The lecture transcripts are followed by attempts to reproduce, as diplomatically as possible, the handwritten notes and structural outlines preserved in the Theodor W. Adorno Archive under the numbers Vo 4235–4255. The material comprises nineteen consecutively numbered sheets as well as two structural outlines without page numbers. The sequence of pages does not always correspond to the order in which the respective topics are treated in the lectures; some things were initially passed over by Adorno and taken up later. Accordingly, some pages show several layers of editing, indicated with smaller type and a restriction to the free space in the margins or between the lines. Dates in the notes usually refer to the day of the corresponding lecture. Two points where individual words or abbreviations could not be deciphered are indicated by [?].
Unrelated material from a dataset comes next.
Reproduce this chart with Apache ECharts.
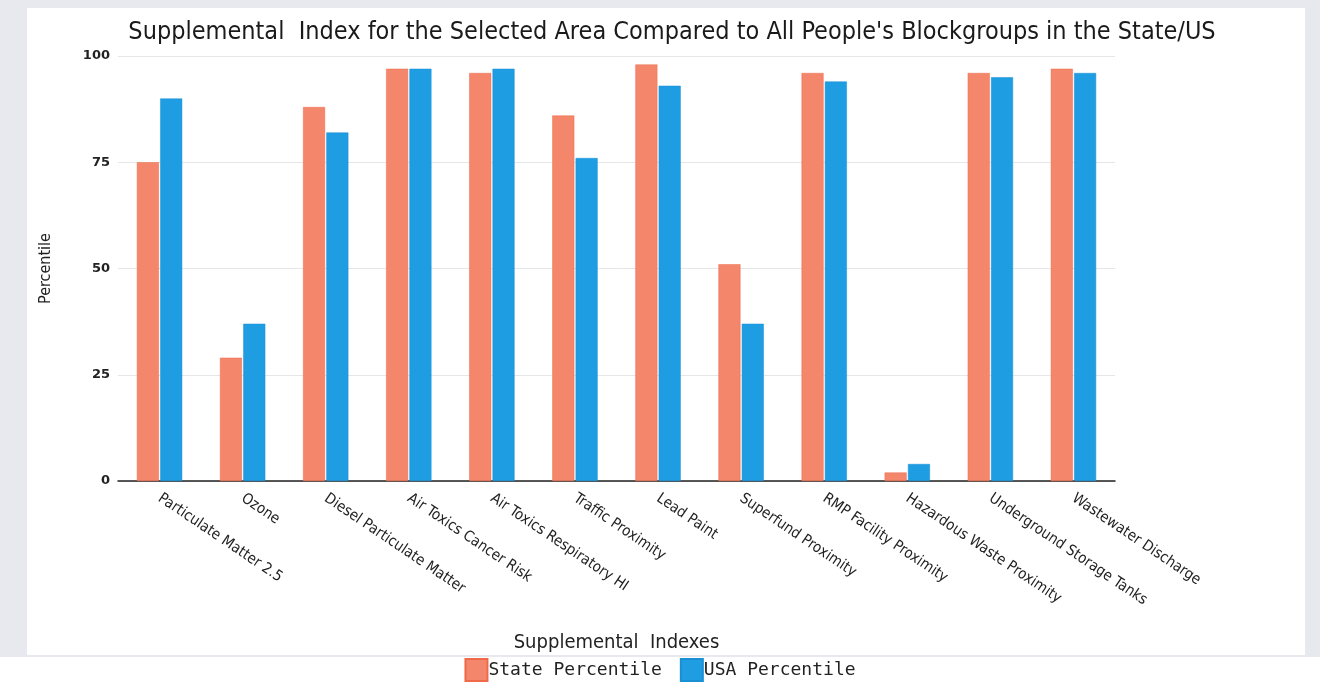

The ‘overview’ provided is intended simply as an aid to the reader, not to impute a construction, much less any systematic approach, that is not actually there.

I extend my thanks to the Hamburg Foundation for the Support of Science and Culture and to all those who provided help and advice in the course of my editorial work. I would especially like to mention Michael Schwarz, Tilman Borsche, Lydia Goehr, Andrew Bowie, Christian Thorau, Marin von Koppenfels, Nikolaus Urbanek, Martina Seeber, Andreas Haug, Gesine Palmer, Christoph Ziermann and Michael de Groot, as well as Raimund Groß and Alena Gärtner.